We have known since last year that the Competition & Markets Authority (CMA) will be investigating environmental claims (so called 'green claims' or 'greenwashing').

We have also known that the fashion and textile sectors are at the top of its list of priorities.  The CMA started to actively investigate the sector in January. After keeping us in suspense for the first half of the year, the CMA has now revealed which companies in the fashion sector it will be investigating first.

Those companies are Boohoo, ASOS, and George at ASDA.

It is important that nobody assumes these companies have done anything wrong, of course.  The investigations are likely to be at an early stage, and might yet come to nothing. Also, the CMA set a very high bar in its detailed Green Claims Code, and it is yet to be seen whether a court would share its interpretation of many of these claims, concepts and ideas.

The CMA will want to tread carefully, as these will only be the first investigations of many, both in the sector and across various sectors.

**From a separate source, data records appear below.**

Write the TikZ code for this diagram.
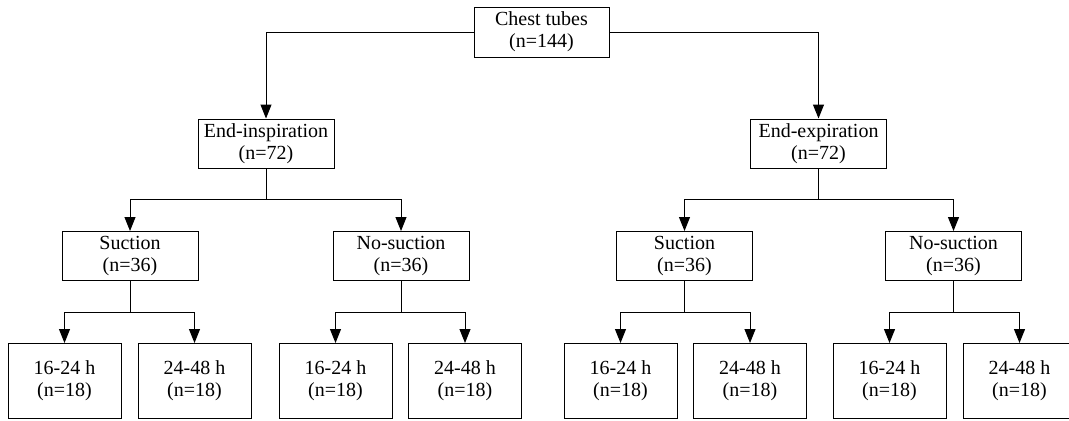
\documentclass[tikz,border=0pt]{standalone}
\usepackage{fontspec}
\setmainfont{Liberation Serif}
\usetikzlibrary{arrows.meta, calc}

\tikzset{
  box/.style={draw, line width=0.5pt, align=center, inner sep=0pt,
              font=\fontsize{10}{11}\selectfont},
  topbox/.style={box, minimum width=67.5pt, minimum height=25pt},
  midbox/.style={box, minimum width=68pt, minimum height=24.5pt},
  leafbox/.style={box, minimum width=56.5pt, minimum height=37.5pt},
  arr/.style={draw, line width=0.5pt, -{Triangle[length=7pt, width=5.5pt]}},
  fork/.style={arr, to path={(\tikztostart) |- ($(\tikztostart)!0.5!(\tikztotarget.north)$) -| (\tikztotarget)}}
}

\begin{document}
\begin{tikzpicture}[x=0.5pt, y=-0.5pt]
    \useasboundingbox (0,0) rectangle (1069,420);

    % root and phases
    \node[topbox] (tubes) at (541.5,32) {Chest tubes\\(n=144)};
    \node[midbox] (insp) at (266,143.5) {End-inspiration\\(n=72)};
    \node[midbox] (exp) at (818.5,143.5) {End-expiration\\(n=72)};

    % suction groups
    \node[midbox] (suc1) at (130,256) {Suction\\(n=36)};
    \node[midbox] (nosuc1) at (401,256) {No-suction\\(n=36)};
    \node[midbox] (suc2) at (684.5,256) {Suction\\(n=36)};
    \node[midbox] (nosuc2) at (953.5,256) {No-suction\\(n=36)};

    % duration groups
    \foreach \x/\t [count=\i] in {64.5/16-24, 194.5/24-48, 335.5/16-24, 465/24-48,
                                  620.5/16-24, 750/24-48, 889.5/16-24, 1019.5/24-48}
      \node[leafbox] (dur\i) at (\x,381) {\t{} h\\(n=18)};

    \draw[arr] (tubes.west) -| (insp);
    \draw[arr] (tubes.east) -| (exp);
    \path (insp.south) edge[fork] (suc1) edge[fork] (nosuc1);
    \path (exp.south) edge[fork] (suc2) edge[fork] (nosuc2);
    \path (suc1.south) edge[fork] (dur1) edge[fork] (dur2);
    \path (nosuc1.south) edge[fork] (dur3) edge[fork] (dur4);
    \path (suc2.south) edge[fork] (dur5) edge[fork] (dur6);
    \path (nosuc2.south) edge[fork] (dur7) edge[fork] (dur8);
\end{tikzpicture}
\end{document}
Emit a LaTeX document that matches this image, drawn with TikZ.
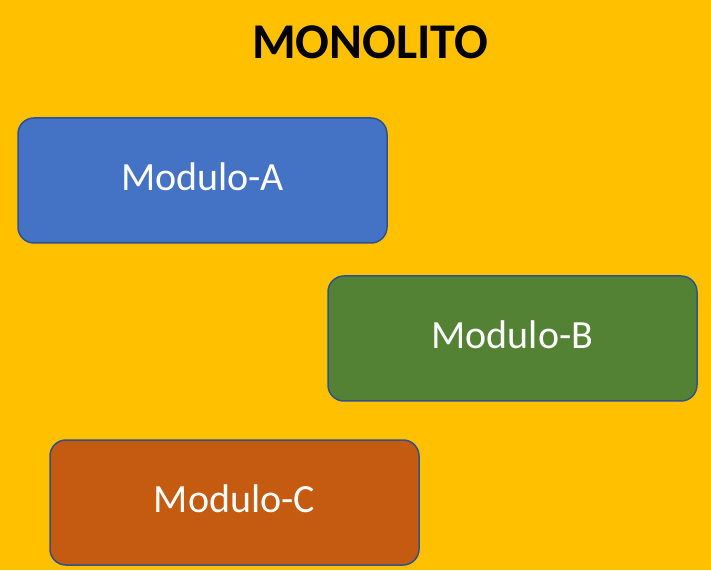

The CMA has revealed the types of issues it is investigating, including: 

  • the statements and language used by the businesses, and whether these are too broad and vague, and may create the impression that clothing collections – such as the ‘Responsible edit’ from ASOS, Boohoo’s current ‘Ready for the Future’ range, and ‘George for Good’ – are more environmentally sustainable than they actually are
  • the criteria used by some of these businesses to decide which products to include in these collections, which the CMA is concerned may be lower than customers might reasonably expect from their descriptions and overall presentation – for example, some products may contain as little as 20% recycled fabric
  • some items have been included in these collections when it appears that they do not meet the criteria
  • the CMA is concerned there is a lack of information provided to customers about products included in any of the companies’ eco ranges, such as missing information about what the fabric is made from
  • any statements made by the companies about fabric accreditation schemes and standards, which the CMA is concerned could be potentially misleading, such as a lack of clarity as to whether the accreditation applies to particular products or to the firm’s wider practices.

As mentioned above, the investigation is at an early stage. The CMA announced on its website that it has written to the three companies outlining its concerns and that it will use its information gathering powers to obtain evidence to progress its investigation. It states "How the review develops will depend on the CMA’s assessment of the evidence before it. Possible outcomes include securing undertakings from the companies to change the way they operate, taking the firms to court, or closing the case without further action."

So, it is possible these issues might come to nothing, but it gives others in the sector a useful insight into the kinds of issues the CMA is particularly interested in at present, and where companies might want to focus their own internal compliance efforts.